EXERCISE TASK: It is required that the lines from the top of the listing through the line with "t = t_early + t_tail" be reproduced exactly, excluding pictures.

PROVIDED MATERIAL:
———
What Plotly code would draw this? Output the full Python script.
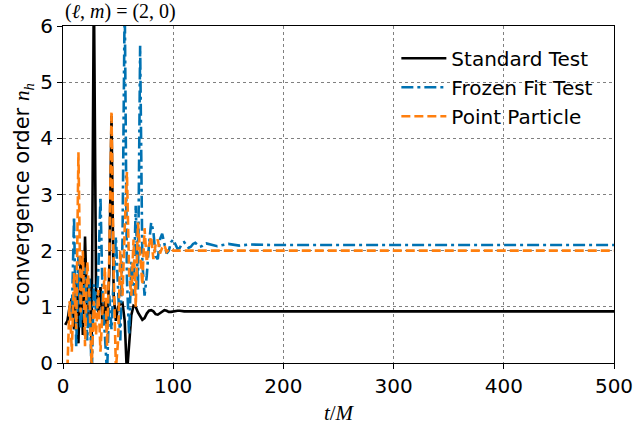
import plotly.graph_objects as go

t_early = list(range(2, 132, 2))
t_tail = [140, 150, 160, 170, 180, 190, 200, 250, 300, 350, 400, 450, 500]
t = t_early + t_tail

standard = [0.68, 0.75, 1.0, 1.15, 0.6, 1.5, 0.35, 1.9, 0.5, 2.25,
            0.8, 1.5, 0.3, 6.8, 1.3, 0.9, 1.35, 0.7, 1.1, 0.6,
            1.6, 4.4, 1.2, 0.75, 1.0, 1.05, 1.07, 0.75, -0.2, 0.25,
            0.85, 1.02, 1.0, 0.9, 0.82, 0.77, 0.8, 0.88, 0.93, 0.94,
            0.92, 0.87, 0.86, 0.89, 0.92, 0.94, 0.93, 0.91, 0.91, 0.92,
            0.93, 0.93, 0.93, 0.92, 0.92, 0.92, 0.92, 0.92, 0.92, 0.92,
            0.92, 0.92, 0.92, 0.92, 0.92,
            0.92, 0.92, 0.92, 0.92, 0.92, 0.92, 0.92, 0.92, 0.92, 0.92, 0.92, 0.92, 0.92]

frozen = [None, None, 1.0, 0.8, 2.6, 0.3, 1.9, 0.6, 1.2, 1.7,
          0.4, 1.5, -0.3, 1.4, 0.9, 1.6, 2.95, 1.1, 0.5, -0.2,
          1.2, 0.6, 1.5, 2.25, 1.3, 0.4, 2.2, 6.5, 1.5, 0.5,
          1.8, 1.2, 2.8, 1.3, 5.65, 1.8, 1.2, 1.55, 2.1, 2.5,
          2.35, 1.9, 1.85, 2.2, 2.3, 2.1, 1.95, 2.0, 2.15, 2.2,
          2.1, 2.03, 2.05, 2.13, 2.15, 2.1, 2.05, 2.07, 2.12, 2.14,
          2.11, 2.07, 2.08, 2.12, 2.13,
          2.08, 2.12, 2.09, 2.11, 2.1, 2.1, 2.1, 2.1, 2.1, 2.1, 2.1, 2.1, 2.1]

point = [None, -0.1, 1.1, 0.2, 1.6, 0.6, 3.75, 0.9, 2.0, 0.3,
         1.8, 1.2, -0.1, 1.1, 0.5, 1.3, 0.2, 1.0, 1.7, 0.3,
         1.9, 4.48, 1.6, -0.1, 0.4, 2.0, 1.2, 2.4, 3.4, 1.6,
         1.2, 2.2, 1.0, 2.5, 1.9, 1.4, 2.4, 1.8, 2.1, 2.25,
         1.85, 2.1, 2.2, 1.95, 2.05, 2.1, 1.98, 2.02, 2.03, 2.0,
         2.0, 2.0, 2.0, 2.0, 2.0, 2.0, 2.0, 2.0, 2.0, 2.0,
         2.0, 2.0, 2.0, 2.0, 2.0,
         2.0, 2.0, 2.0, 2.0, 2.0, 2.0, 2.0, 2.0, 2.0, 2.0, 2.0, 2.0, 2.0]

x_ticks = [0, 100, 200, 300, 400, 500]
y_ticks = [0, 1, 2, 3, 4, 5, 6]

SANS = "DejaVu Sans"
SERIF = "Liberation Serif"

fig = go.Figure()
fig.add_trace(go.Scatter(x=t, y=standard, mode="lines", name="Standard Test",
                         legendgroup="a",
                         line=dict(color="black", width=2.6)))
fig.add_trace(go.Scatter(x=t, y=frozen, mode="lines", name="Frozen Fit Test",
                         legendgroup="b",
                         line=dict(color="#0072B2", width=2.6, dash="12px,4px,3px,4px")))
fig.add_trace(go.Scatter(x=t, y=point, mode="lines", name="Point Particle",
                         legendgroup="c",
                         line=dict(color="#FF7F0E", width=2.6, dash="9px,4px")))

axis_common = dict(
    showline=True, linecolor="black", linewidth=1.2, mirror=True,
    ticks="outside", ticklen=5, tickwidth=1, tickcolor="black",
    showgrid=True, gridcolor="#808080", gridwidth=0.8, griddash="dot",
    zeroline=False, automargin=False,
    tickfont=dict(family=SANS, size=20, color="black"),
)

fig.update_layout(
    width=634, height=429,
    margin=dict(l=63, r=20, t=26, b=66),
    paper_bgcolor="white", plot_bgcolor="white",
    xaxis=dict(range=[0, 500], tickvals=x_ticks,
               title=dict(text="<i>t</i>/<i>M</i>", font=dict(family=SERIF, size=21, color="black"), standoff=8),
               **axis_common),
    yaxis=dict(range=[0, 6], tickvals=y_ticks,
               title=dict(text="convergence order <span style='font-family:Liberation Serif'><i>n<sub>h</sub></i></span>",
                          font=dict(family=SANS, size=21, color="black"), standoff=4),
               **axis_common),
    legend=dict(x=0.605, y=0.962, xanchor="left", yanchor="top",
                bgcolor="rgba(0,0,0,0)", borderwidth=0,
                font=dict(family=SANS, size=20, color="black"),
                traceorder="grouped", tracegroupgap=0, itemwidth=45),
    showlegend=True,
    annotations=[dict(text="(<i>ℓ</i>, <i>m</i>) = (2, 0)", xref="paper", yref="paper",
                      x=0.0, y=1.0, xanchor="left", yanchor="bottom", yshift=1,
                      showarrow=False, font=dict(family=SERIF, size=20, color="black"))],
)

# remove the default page margin so the figure fills the window exactly
fig.write_html("out.html", config={"displayModeBar": False},
               post_script="document.body.style.margin='0';")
———
CORRECT RESULT:
What Plotly code would draw this? Output the full Python script.
import plotly.graph_objects as go

t_early = list(range(2, 132, 2))
t_tail = [140, 150, 160, 170, 180, 190, 200, 250, 300, 350, 400, 450, 500]
t = t_early + t_tail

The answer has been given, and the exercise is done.